The prosecution strategy: Porter was first to stand trial because prosecutors consider him a material witness in two other cases. If convicted, they could try to force his testimony in the later trials. The remaining officers face charges including misconduct, vehicular manslaughter, involuntary manslaughter, assault, and second-degree murder.

The defense: Porter's lawyers countered that most Baltimore police officers were unaware that it was department policy to buckle in a passenger, and that that was only a small part of Officer Porter's training. They also said Porter knew Gray because the officer regularly patrolled the area where Gray was arrested, and that he knew Gray would fake injuries to avoid going to jail. In court documents, they indicate that Officer Porter will testify in his own defense, as will another arrestee who rode in the van with Gray.

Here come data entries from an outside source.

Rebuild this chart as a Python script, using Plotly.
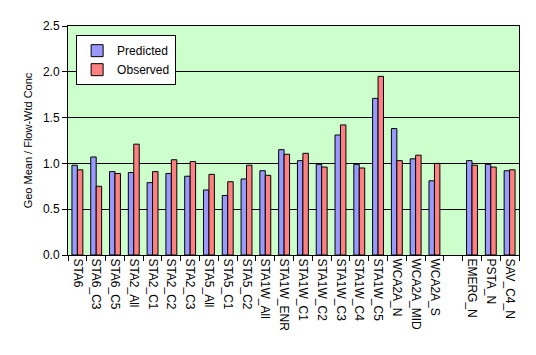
import plotly.graph_objects as go

categories = ["STA6", "STA6_C3", "STA6_C5", "STA2_All", "STA2_C1", "STA2_C2", "STA2_C3",
              "STA5_All", "STA5_C1", "STA5_C2", "STA1W_All", "STA1W_ENR", "STA1W_C1",
              "STA1W_C2", "STA1W_C3", "STA1W_C4", "STA1W_C5", "WCA2A_N", "WCA2A_MID",
              "WCA2A_S", " ", "EMERG_N", "PSTA_N", "SAV_C4_N"]
predicted = [0.98, 1.07, 0.91, 0.90, 0.79, 0.89, 0.86, 0.71, 0.65, 0.83, 0.92, 1.15, 1.03,
             0.99, 1.31, 0.99, 1.71, 1.38, 1.05, 0.81, None, 1.03, 0.99, 0.92]
observed = [0.93, 0.75, 0.89, 1.21, 0.91, 1.04, 1.02, 0.88, 0.80, 0.98, 0.87, 1.10, 1.11,
            0.96, 1.42, 0.95, 1.95, 1.03, 1.09, 1.00, None, 0.98, 0.96, 0.93]
y_ticks = [0.0, 0.5, 1.0, 1.5, 2.0, 2.5]

font = "Liberation Sans, Arial, sans-serif"

fig = go.Figure()
fig.add_trace(go.Bar(name="Predicted", x=categories, y=predicted,
                     marker=dict(color="#9999FF", line=dict(color="black", width=1))))
fig.add_trace(go.Bar(name="Observed", x=categories, y=observed,
                     marker=dict(color="#FF8080", line=dict(color="black", width=1))))

fig.update_layout(
    width=536, height=355,
    margin=dict(l=60, r=25, t=18, b=108),
    paper_bgcolor="white", plot_bgcolor="#CCFFCC",
    barmode="group", bargap=0.42, bargroupgap=0,
    font=dict(family=font, size=12, color="black"),
    legend=dict(x=0.018, y=0.96, xanchor="left", yanchor="top",
                bgcolor="white", bordercolor="black", borderwidth=1,
                font=dict(size=12), tracegroupgap=2, itemwidth=30),
    showlegend=True,
)
fig.update_xaxes(
    type="category", categoryorder="array", categoryarray=categories,
    tickangle=90, ticks="outside", ticklen=5, tickcolor="black",
    tickson="boundaries", showline=True, linecolor="black", linewidth=1,
    mirror=True, showgrid=False, tickfont=dict(size=12),
)
fig.update_yaxes(
    range=[0, 2.5], tickvals=y_ticks, tickformat=".1f",
    ticks="outside", ticklen=5, tickcolor="black",
    showline=True, linecolor="black", linewidth=1, mirror=True,
    showgrid=True, gridcolor="black", gridwidth=1, zeroline=False,
    title=dict(text="Geo Mean / Flow-Wtd Conc", font=dict(size=11), standoff=8),
    tickfont=dict(size=12),
)

fig.write_html("out.html")
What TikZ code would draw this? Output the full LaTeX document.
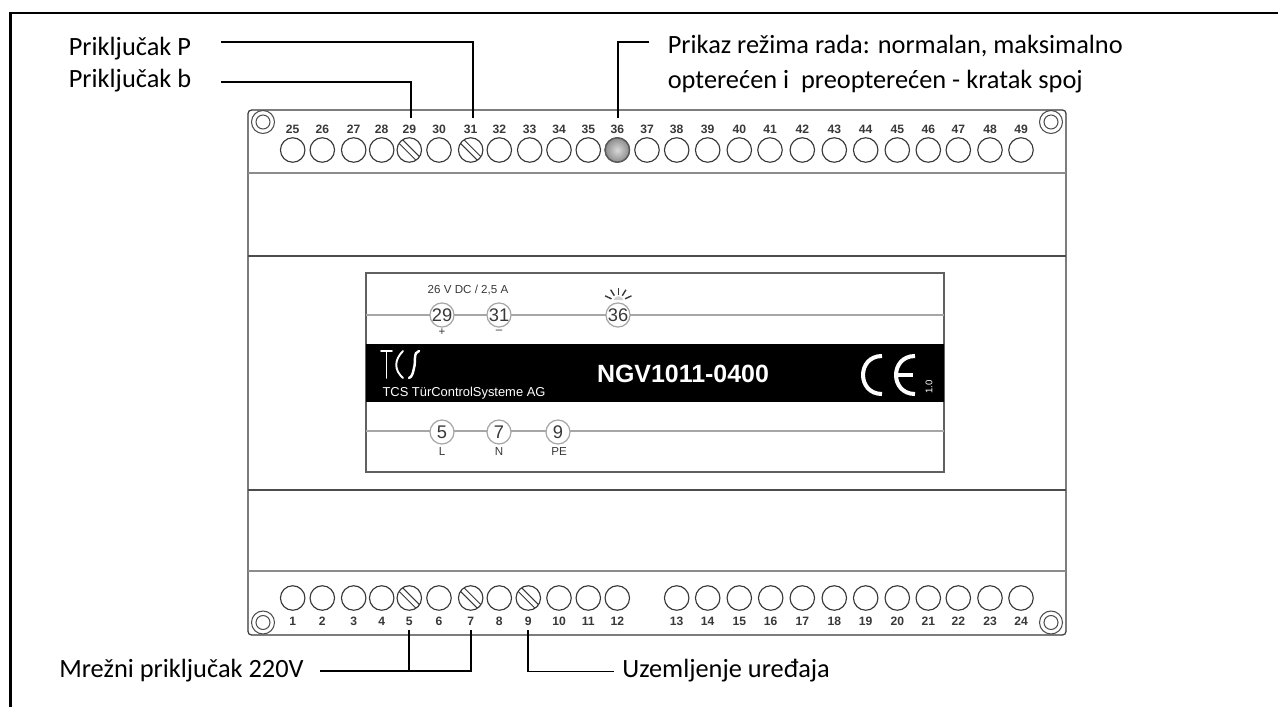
\documentclass[tikz,border=0pt]{standalone}
\usepackage{fontspec}
\setmainfont{Carlito}
\newfontfamily\arialfont{Liberation Sans}
\usetikzlibrary{calc}
\definecolor{casegray}{gray}{0.55}
\definecolor{printgray}{gray}{0.22}
\tikzset{
	caption/.style={inner sep=0, anchor=base west, font=\fontsize{15pt}{17pt}\selectfont},
	leader/.style={black, line width=0.95pt},
	term/.style={circle, draw=printgray, line width=0.65pt, fill=white, minimum size=0.49cm, inner sep=0},
	termnum/.style={inner sep=0, text=printgray, font=\arialfont\bfseries\fontsize{6.9pt}{8pt}\selectfont},
	panelterm/.style={circle, draw=gray!70, line width=0.7pt, fill=white, minimum size=0.48cm, inner sep=0, text=printgray, font=\arialfont\fontsize{10.4pt}{11pt}\selectfont},
	paneltext/.style={inner sep=0, text=printgray, font=\arialfont\fontsize{6.6pt}{8pt}\selectfont},
	logoline/.style={white, line width=1.1pt, line cap=round},
	celine/.style={white, line width=2.3pt},
}

\begin{document}
\begin{tikzpicture}[x=0.02cm, y=-0.02cm]
	\useasboundingbox (0,0) rectangle (1278,707);

	% frame
	\draw[black, line width=1.4pt] (10.5,707) -- (10.5,13) -- (1278,13);

	% housing
	\draw[draw=printgray, line width=0.7pt, rounded corners=2pt] (248,110) rectangle (1066,635);
	\draw[casegray, line width=1.5pt] (248,173) -- (1066,173);
	\draw[gray!60!black, line width=1pt] (248,256) -- (1066,256);
	\draw[gray!60!black, line width=1pt] (248,490) -- (1066,490);
	\draw[casegray, line width=1.5pt] (248,571) -- (1066,571);

	% mounting holes
	\foreach \hx/\hy in {263/122, 1051/122, 263/622.5, 1051/622.5}
		\draw[gray!60!black, line width=0.6pt] (\hx,\hy) circle (11.5) circle (7);

	% terminals, upper row
	\foreach \n/\tx in {25/292.7, 26/322.3, 27/353.7, 28/381.7, 29/409.3, 30/439, 31/470.7, 32/499.3, 33/529.7, 34/559, 35/588.3, 36/617.3, 37/647, 38/676.7, 39/707.7, 40/739.3, 41/770, 42/802.3, 43/834.3, 44/865.7, 45/897.3, 46/928.3, 47/958.3, 48/990, 49/1021}{
		\node[term] (t\n) at (\tx,150) {};
		\node[termnum] (n\n) at (\tx,129) {\n};
	}

	% terminals, lower row
	\foreach \n/\tx in {1/292.7, 2/322.3, 3/353.7, 4/381.7, 5/409.3, 6/439, 7/470.7, 8/499.3, 9/528.3, 10/559, 11/588.3, 12/617.3, 13/676.7, 14/707.7, 15/739.3, 16/770.7, 17/802.3, 18/834.3, 19/865.7, 20/897.3, 21/928.3, 22/958.3, 23/990, 24/1021}{
		\node[term] (t\n) at (\tx,598) {};
		\node[termnum] (n\n) at (\tx,621.5) {\n};
	}

	% screw slots and lamp
	\foreach \s in {t29, t31, t5, t7, t9}{
		\draw[printgray, line width=0.55pt] ($(\s.center)+(-6.5,-10.1)$) -- ($(\s.center)+(10.1,6.5)$);
		\draw[printgray, line width=0.55pt] ($(\s.center)+(-10.1,-6.5)$) -- ($(\s.center)+(6.5,10.1)$);
	}
	\shadedraw [draw=gray!70!black, inner color=gray!30, outer color=gray!90, line width=0.8pt] (t36.center) circle (12.2);

	% type plate
	\draw[draw=gray!75!black, line width=0.8pt] (366,273) rectangle (944,472);
	\draw[gray!70, line width=0.6pt] (366,315) -- (944,315);
	\draw[gray!70, line width=0.6pt] (366,431) -- (944,431);
	\fill[black] (366,344) rectangle (944,402);

	\node[paneltext] (rating) at (468,290) {26 V DC / 2,5 A};
	\node[panelterm] (p29) at (442,315) {29};
	\node[panelterm] (p31) at (499,315) {31};
	\node[panelterm] (p36) at (618,315) {36};
	\node[panelterm] (p5) at (442,432) {5};
	\node[panelterm] (p7) at (499,432) {7};
	\node[panelterm] (p9) at (558,432) {9};
	\node[paneltext] (plus) at (442,332) {+};
	\node[paneltext] (minus) at (499,332) {–};
	\node[paneltext] (lineL) at (442,452) {L};
	\node[paneltext] (lineN) at (499,452) {N};
	\node[paneltext] (linePE) at (559,452) {PE};

	% lamp symbol
	\fill[gray!35] (613.5,300) .. controls (615,295) and (622,295) .. (623.5,300) -- cycle;
	\foreach \a in {-155,-122,-90,-58,-25}
		\draw[printgray, line width=0.8pt] ($(618.3,302)+(\a:7.5)$) -- ($(618.3,302)+(\a:14.5)$);

	% logo
	\draw[logoline] (381,351) -- (392,351);
	\draw[logoline] (386.5,351) -- (386.5,378);
	\draw[logoline] (403,351) .. controls (394,360) and (394,370) .. (403,378);
	\draw[logoline, line width=1.4pt] (419,351) .. controls (413,352) and (416,362) .. (414,368) .. controls (413,373) and (412,377) .. (409,378);
	\node[inner sep=0, text=white, font=\arialfont\fontsize{7.35pt}{8pt}\selectfont] (maker) at (464,393) {TCS TürControlSysteme AG};
	\node[inner sep=0, text=white, font=\arialfont\bfseries\fontsize{14.2pt}{16pt}\selectfont] (model) at (683,374) {NGV1011-0400};

	% CE mark
	\draw[celine] (882,356) .. controls (856.7,356) and (856.7,394) .. (882,394);
	\draw[celine] (915,356) .. controls (889.7,356) and (889.7,394) .. (915,394);
	\draw[celine] (896,375) -- (913,375);
	\node[inner sep=0, text=white, rotate=90, font=\arialfont\fontsize{5.5pt}{6pt}\selectfont] (rev) at (929,387) {1.0};

	% captions
	\node[caption] (capP) at (68.5,55) {Priključak P};
	\node[caption] (capB) at (68.5,87) {Priključak b};
	\node[caption] (capMode) at (667.5,53) {Prikaz režima rada: normalan, maksimalno};
	\node[caption] (capLoad) at (667.5,88) {opterećen i\ \ preopterećen - kratak spoj};
	\node[caption] (capMains) at (59,677) {Mrežni priključak 220V};
	\node[caption] (capEarth) at (622,677) {Uzemljenje uređaja};

	% leaders
	\coordinate (P1) at (221,42);
	\coordinate (P2) at (473.3,118);
	\coordinate (B1) at (221,82);
	\coordinate (B2) at (410.7,118);
	\coordinate (M1) at (649,42);
	\coordinate (M2) at (618.3,118);
	\coordinate (L1) at (320,670.7);
	\coordinate (L2) at (409,630);
	\coordinate (L3) at (470.7,630);
	\coordinate (E1) at (528.3,630);
	\coordinate (E2) at (614,671.5);

	\draw[leader] (P1) -| (P2);
	\draw[leader] (B1) -| (B2);
	\draw[leader] (M1) -| (M2);
	\draw[leader] (L1) -| (L3);
	\draw[leader] (L2) -- (L2 |- L1);
	\draw[leader] (E1) |- (E2);
\end{tikzpicture}
\end{document}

The jury: Porter's lawyers wanted to move the trial outside Baltimore city, arguing that Porter could not get a fair trial within city limits given the rioting and a curfew that affected all residents; the judge denied their motion. The jury consists of eight women and four men—eight black, four white—selected from a pool of nearly 150 potential jurors, all of whom said they were familiar with the case and with a $6.4 million settlement the city reached with Gray's family. Nearly half of the 75 potential jurors questioned on Monday said they had at some point been the victim of a crime, investigated by law enforcement, convicted, incarcerated, or were currently facing criminal charges.

The schedule: Testimony will commence in the coming days. Baltimore City Circuit Court Judge Barry Williams has said he expects the trial to conclude by December 17.